Der Klettersteig-Boom ist Ausdruck von auf Adrenalinkicks ausgerichteten Spaßtouristen. Warum ich das kritisch sehe, erkläre ich im Artikel.
„Eisenwahn oder Freude am Steigen“? Andi Dick vom Mitgliedermagazin „Panorama“ des Deutschen Alpenvereins (DAV) hat in der Ausgabe 3/2014 einen lesenswerten und kritischen Artikel zum Boom von Klettersteigen geschrieben. Wer öfter in den Alpen unterwegs ist, kann das mit eigenen Augen sehen. Viele Gipfel, die sonst nur für Kletterer oder Bergsteiger erreichbar sind, werden verdrahtet, mit Eisenstiften versehen und mit Metallleitern zugänglich gemacht. Schließlich soll jeder sein Gipfelvergnügen haben. Hauptsache man ist Schwindelfrei und hat genügend Kraft.
Adventure-Trip mit Adrenalingarantie
Auch ich sehe den Klettersteig-Boom kritisch. Zumindest dort, wo der Massentourismus mit Fun, Action und – ganz fatal – Grenzerfahrungen wirbt. Da werden anspruchsvolle Routen, die nichts für Anfänger sind, als Adventure-Trip mit Adrenalingarantie verkauft. In Wahrheit werden oft anspruchsvolle Gipfelrouten, die sich der gewöhnliche Bergsteiger oder Kletterer im Normalfall erarbeiten muss, zu Fun-Routen deklariert. Ergo steigen die Erwartungen an das Abenteuer. Gleichzeitig verlangen viele nicht versierte Klettersteiggeher eine Rundum-Sorglos-Absicherung und übernehmen wenig bis keine Eigenverantwortung.
Stürze gehen in der Regel böse aus
Ich selbst bin bislang nur einen kleinen Übungsklettersteig gegangen. Ehrliches Fazit: Mir ist das ständige Ein- und Aushaken des Karabiners irgendwie lästig. Ich kann mich gar nicht auf die Natur und die Umwelt konzentrieren, sondern muss nur das Gehänge des Klettergurts und das Seil im Blick haben. Und dann immer der Gedanke, ja nichts falsch zu machen und womöglich zu stürzen.Wie muss das erst bei Leuten sein, die wenig bis gar keine alpine Erfahrung haben und irgendwann am Fels verkrampfen, Panik bekommen und schließlich den Helikopter rufen?

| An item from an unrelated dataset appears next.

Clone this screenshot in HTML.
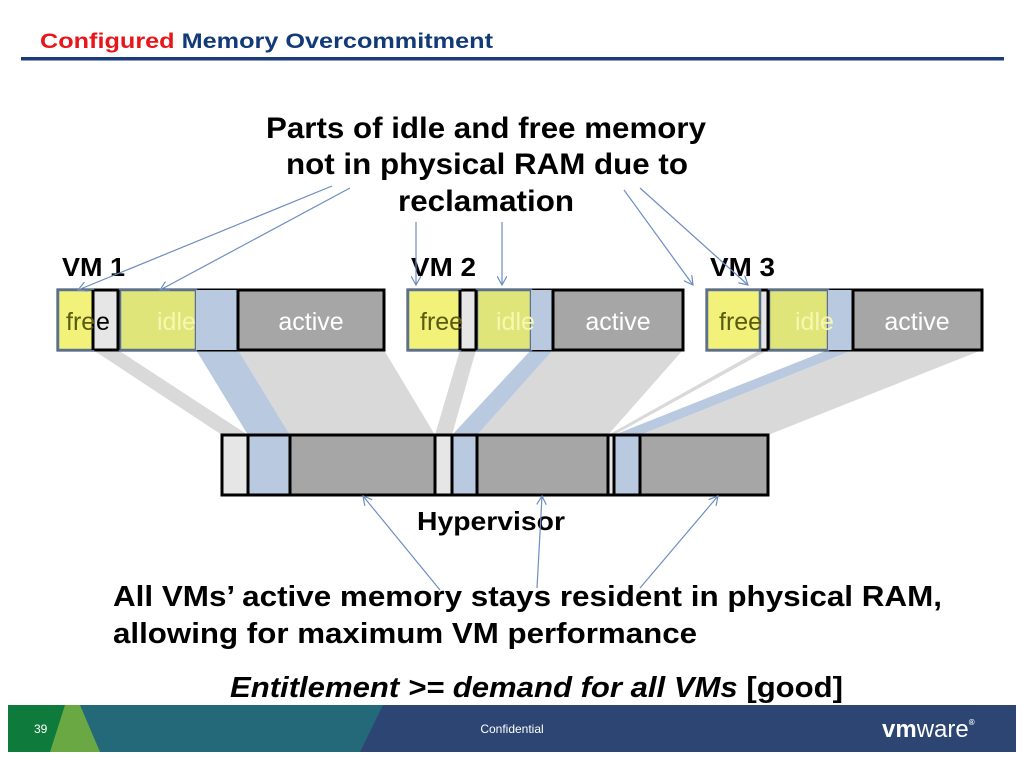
<!DOCTYPE html>
<html><head><meta charset="utf-8"><style>html,body{margin:0;padding:0;background:#fff}svg{display:block}</style></head>
<body>
<svg width="1024" height="768" viewBox="0 0 1024 768" xmlns="http://www.w3.org/2000/svg" font-family="Liberation Sans, Arial, sans-serif">
<defs><marker id="a" markerWidth="10" markerHeight="10" refX="9" refY="5" orient="auto" markerUnits="userSpaceOnUse"><path d="M0,0 L9,5 L0,10" fill="none" stroke="#6d8dc0" stroke-width="1.2"/></marker></defs>
<text x="40" y="48" font-size="21" font-weight="bold" textLength="453" lengthAdjust="spacingAndGlyphs"><tspan fill="#e8161b">Configured</tspan><tspan fill="#123a78"> Memory Overcommitment</tspan></text>
<rect x="21" y="57" width="983" height="3.5" fill="#1a3c78"/>
<g fill="#d9d9d9">
<polygon points="93,350 118,350 248,435 222,435"/>
<polygon points="238,350 384,350 435,435 290,435"/>
<polygon points="460,350 476,350 452,435 435,435"/>
<polygon points="553,350 683,350 608,435 477,435"/>
<polygon points="760,350 768,350 614,435 608,435"/>
<polygon points="853,350 982,350 768,435 640,435"/>
</g>
<g fill="#b8c9e0">
<polygon points="196,350 238,350 290,435 248,435"/>
<polygon points="531,350 553,350 477,435 452,435"/>
<polygon points="828,350 853,350 640,435 614,435"/>
</g>
<g stroke="#000" stroke-width="3">
<rect x="58" y="290" width="326" height="60" fill="#e6e6e6"/>
<rect x="408" y="290" width="275" height="60" fill="#e6e6e6"/>
<rect x="707" y="290" width="275" height="60" fill="#e6e6e6"/>
</g>
<g stroke="#5a7090" stroke-width="2.5">
<rect x="58" y="290" width="35" height="60" fill="#f2f27a"/>
<rect x="120" y="290" width="76" height="60" fill="#e0e57a"/>
<rect x="408" y="290" width="52" height="60" fill="#f2f27a"/>
<rect x="477" y="290" width="54" height="60" fill="#e0e57a"/>
<rect x="707" y="290" width="53" height="60" fill="#f2f27a"/>
<rect x="769" y="290" width="59" height="60" fill="#e0e57a"/>
</g>
<g stroke="#000" stroke-width="3">
<rect x="196" y="290" width="42" height="60" fill="#b8c9e0" stroke="none"/>
<rect x="238" y="290" width="146" height="60" fill="#a6a6a6"/>
<rect x="531" y="290" width="22" height="60" fill="#b8c9e0" stroke="none"/>
<rect x="553" y="290" width="130" height="60" fill="#a6a6a6"/>
<rect x="828" y="290" width="25" height="60" fill="#b8c9e0" stroke="none"/>
<rect x="853" y="290" width="129" height="60" fill="#a6a6a6"/>
<line x1="118" y1="290" x2="118" y2="350"/><line x1="93" y1="290" x2="93" y2="350"/>
<line x1="460" y1="290" x2="460" y2="350"/><line x1="476" y1="290" x2="476" y2="350"/>
<line x1="768" y1="290" x2="768" y2="350"/>
</g>
<g font-size="25" fill="#fff">
<text x="66" y="330" fill="#5a5a10">fre</text><text x="96" y="330" fill="#000">e</text>
<text x="157" y="330" fill="#f7f7b0">idle</text>
<text x="311" y="330" text-anchor="middle">active</text>
<text x="420" y="330" fill="#5a5a10">free</text>
<text x="496" y="330" fill="#f7f7b0">idle</text>
<text x="618" y="330" text-anchor="middle">active</text>
<text x="719" y="330" fill="#5a5a10">free</text>
<text x="795" y="330" fill="#f7f7b0">idle</text>
<text x="917" y="330" text-anchor="middle">active</text>
</g>
<g stroke="#000" stroke-width="3">
<rect x="222" y="435" width="546" height="60" fill="#a6a6a6"/>
<rect x="222" y="435" width="26" height="60" fill="#e6e6e6"/>
<rect x="248" y="435" width="42" height="60" fill="#b8c9e0"/>
<rect x="435" y="435" width="17" height="60" fill="#e6e6e6"/>
<rect x="452" y="435" width="25" height="60" fill="#b8c9e0"/>
<rect x="608" y="435" width="6" height="60" fill="#e6e6e6"/>
<rect x="614" y="435" width="26" height="60" fill="#b8c9e0"/>
</g>
<g font-weight="bold" fill="#000">
<text x="62" y="276" font-size="26" textLength="63" lengthAdjust="spacingAndGlyphs">VM 1</text>
<text x="411" y="276" font-size="26" textLength="65" lengthAdjust="spacingAndGlyphs">VM 2</text>
<text x="710" y="276" font-size="26" textLength="65" lengthAdjust="spacingAndGlyphs">VM 3</text>
<text x="266" y="138" font-size="30" textLength="440" lengthAdjust="spacingAndGlyphs">Parts of idle and free memory</text>
<text x="286" y="174" font-size="30" textLength="402" lengthAdjust="spacingAndGlyphs">not in physical RAM due to</text>
<text x="398" y="211" font-size="30" textLength="176" lengthAdjust="spacingAndGlyphs">reclamation</text>
<text x="417" y="530" font-size="26" textLength="148" lengthAdjust="spacingAndGlyphs">Hypervisor</text>
<text x="113" y="606" font-size="29" textLength="829" lengthAdjust="spacingAndGlyphs">All VMs’ active memory stays resident in physical RAM,</text>
<text x="113" y="643" font-size="29" textLength="584" lengthAdjust="spacingAndGlyphs">allowing for maximum VM performance</text>
<text x="230" y="697" font-size="29" textLength="613" lengthAdjust="spacingAndGlyphs"><tspan font-style="italic">Entitlement &gt;= demand for all VMs</tspan> [good]</text>
</g>
<g stroke="#6d8dc0" stroke-width="1.2" fill="none" marker-end="url(#a)">
<line x1="332" y1="186" x2="78" y2="290"/>
<line x1="350" y1="188" x2="160" y2="290"/>
<line x1="416" y1="222" x2="416" y2="285"/>
<line x1="502" y1="222" x2="502" y2="285"/>
<line x1="624" y1="190" x2="693" y2="285"/>
<line x1="640" y1="188" x2="748" y2="285"/>
<line x1="440" y1="590" x2="363" y2="496"/>
<line x1="537" y1="588" x2="542" y2="496"/>
<line x1="640" y1="588" x2="718" y2="496"/>
</g>
<rect x="8" y="705" width="1008" height="47" fill="#24697a"/>
<polygon points="8,705 70,705 50,752 8,752" fill="#0e7b3c"/>
<polygon points="65,705 80,705 100,752 50,752" fill="#6aa843"/>
<polygon points="383,705 1016,705 1016,752 360,752" fill="#2d4572"/>
<text x="34" y="733" font-size="12" fill="#fff">39</text>
<text x="512" y="733" font-size="12" fill="#fff" text-anchor="middle">Confidential</text>
<text x="882" y="737" font-size="24" fill="#fff" font-weight="bold">vm<tspan font-weight="normal">ware</tspan><tspan font-size="8" dy="-12">®</tspan></text>
</svg>
</body></html>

Irgendwie kann ich mich mit diesem Zwischending aus Klettern und Bergsteigen nicht so recht anfreunden. Ist es das Verletzungsrisiko, das im Vergleich zum Bergsteigen weit höher ist, wirklich wert? Es ist eben etwas anderes, ob ich bei einem Sturz ein paar Meter falle und dabei hart am Fels aufschlage (Klettersteig), oder ob ich mit ausreichend Abstand zum Berg im Seil pendele (Bergsteigen).
Maßstab ist das Adrenalin der Spaßgesellschaft
Der starke Ausbau von Klettersteigen in den Alpen entspringt einer Vorstellung von Tourismus, die sich ausschließlich am Spaßgedanken, an Adrenalinkicks und letztlich am Profit orientiert. Jeder soll die Chance haben, einen Berg zu besteigen, auch wenn er vorher womöglich noch nie einen Fuß in alpines Gelände gesetzt hat. Ein verantwortungsvoller Umgang mit der eigenen Leistungsfähigkeit und folglich ein verantwortungsvoller Umgang mit dem Berg sieht anders aus.